As it happens, the review did not answer that question: it simply recommended cutting crucial bits off both projects.
People with knowledge of the review process say that far from looking at how to plan a rational rail network, it became a battleground for Rishi Sunak's Treasury to clamp down on spending.
Despite Boris Johnson posing as the man who would “level up” his new Tory seats in the north, when push came to shove, it was that end of the country that saw its demands cut or scaled back.
The optics are this are superficially bad; they are even worse when you drill down into the details.
The government was happy to drop around £1bn on a tunnel under the Chiltern Hills in the south, to keep HS2 out of sight and mind of wealthy Tory voters. This was not in the original plan for the much-needed new line, but inserted to make the politics easier.
But similar sums of money could not be found to put Bradford, a city of over half a million people, on a high-speed line across the north. The citizens of Bradford might reasonably assume that the government would rather build a tunnel to nowhere than to their city.
The report is full of clues about the government's biases. On page 98 we are told that the different options for building Northern Powerhouse Rail, including the one the government went with, were “low to poor value for money” according to their cost-benefit analysis.
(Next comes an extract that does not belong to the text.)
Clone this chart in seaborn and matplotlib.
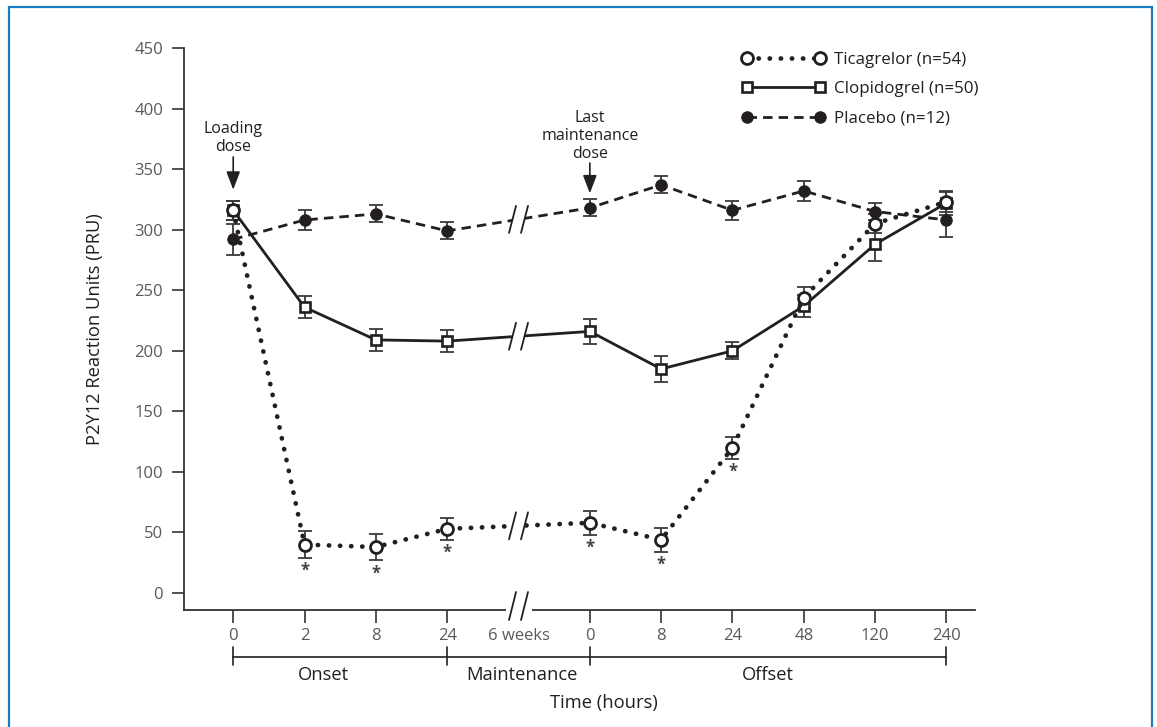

The obvious answer to this is: then your methodology is broken. Nobody seems to dispute that the rail service in the north is inadequate; the methodology for divvying up investment has let it become that way, and continuing to follow that approach is going keep it that way.
The government may have been encouraged in its decision by the fact that HS2 has not always been a popular project. It may sometimes have felt odd spending billions of pounds on something that provoked protest across the political spectrum and did not poll particularly well.
But this may not last. Many of high speed rail's most natural supporters were always unlikely to cheerlead for HS2, because it was being built by a Conservative government they frankly did not like for other reasons. A lot of antipathy to the project has always been skin deep, because the only things people had heard about were cutting down trees and rising costs.
But now that the government is no longer doing the eastern leg and has downgraded Northern Powerhouse Rail, it may quickly become more fashionable to say that they should have build them after all. And as the mayors of the north articulated well on Thursday, there are very good reasons indeed.